We’re going to talk about 3-bit strings. Please note that there are 8 of them:

 000 001 010 011 100 101 110 111

In particular situations we may want to concern ourselves with a subset of these strings. For example if our strings were substantially larger than 3 bits and taken to represent images, we may be interested in the subset of strings (images) that contain a face.

We can represent such subsets of strings by assigning a true/1 to strings that are in the subset, and false/0 to strings that are not.

For example,

 000 0 001 0 010 1 011 1 100 0 101 1 110 0 111 1

is a way to denote the arbitrarily chosen subset of strings #{010 011 101 111}.

It is easy to see that there are 28 = 256 possible subsets of 3-bit strings (since every subset is representable as an 8-bit string).

Another way to represent sets of strings is by using predicate logic.

For example, the predicate logic expression (AND 0 1) represents the set of strings #{110 111} because the 0th-indexed bit is true/1 and the 1st-indexed bit is true/1 in both strings.

If we randomly select a logic expression from say the first 5000 such expressions in order of increasing complexity, what subset of strings are we likely to end up with? Are all of the 256 possible subsets equally likely when we are uniformly sampling logic expressions?

Here is a frequency chart demonstrating all 256 concepts and the number of logic expressions that represent them in the first 5000 predicate logic expressions:

Here is the same data in frequency-ranked order (note that subsets with 0 representation are not drawn):

It seems, then, that uniformly sampling logic expressions does not yield uniformly sampled subsets of strings.

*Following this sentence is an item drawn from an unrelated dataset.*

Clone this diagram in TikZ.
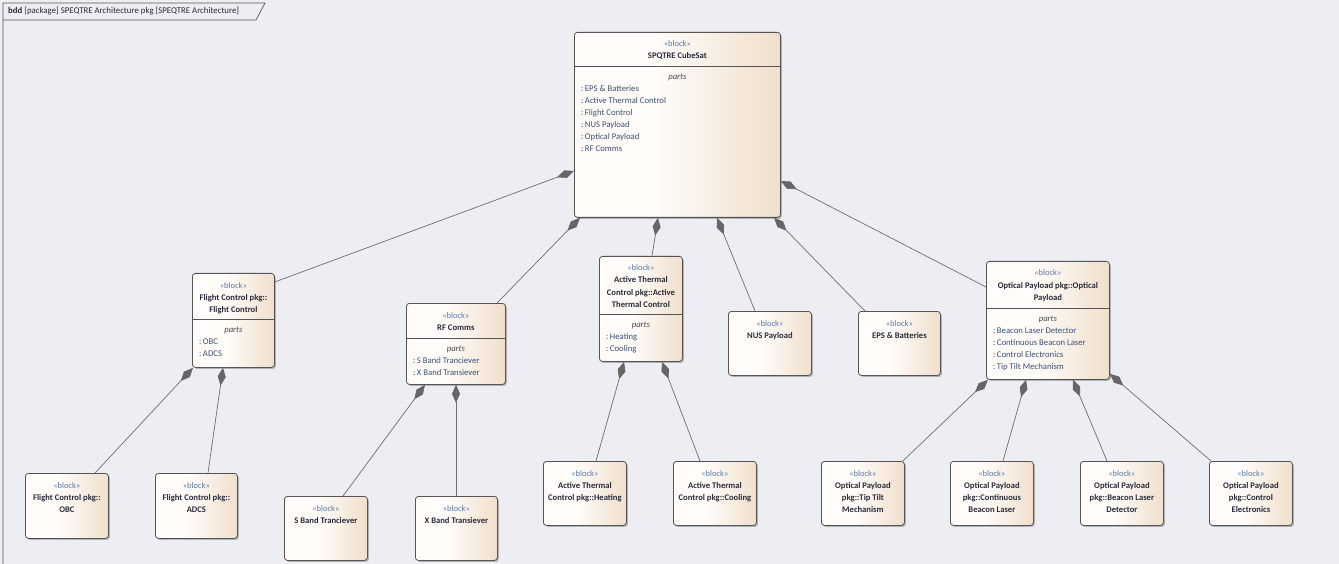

The most commonly represented subset was the empty set. (Contradictions are common, e.g. (AND 0 (NOT 0))).

The next most common subsets are representable as 0, 1, 2; in other words a single bit required to be true.

The next most common subsets are where two bits are required to be true (e.g. (AND 0 1)).

Theories on why subsets are represented nonuniformly:

• Some subsets/concepts are more complex. If we view the predicate logic expression as a form of data compression, it is well known that a given compression scheme cannot compress every instance of the data. Given a compression scheme, some data is simpler to represent than other data.

• AND/OR are biased; it is statistically unlikely that two randomly drawn bits will satisfy AND. It is statistically unlikely that two randomly drawn bits will not satisfy OR.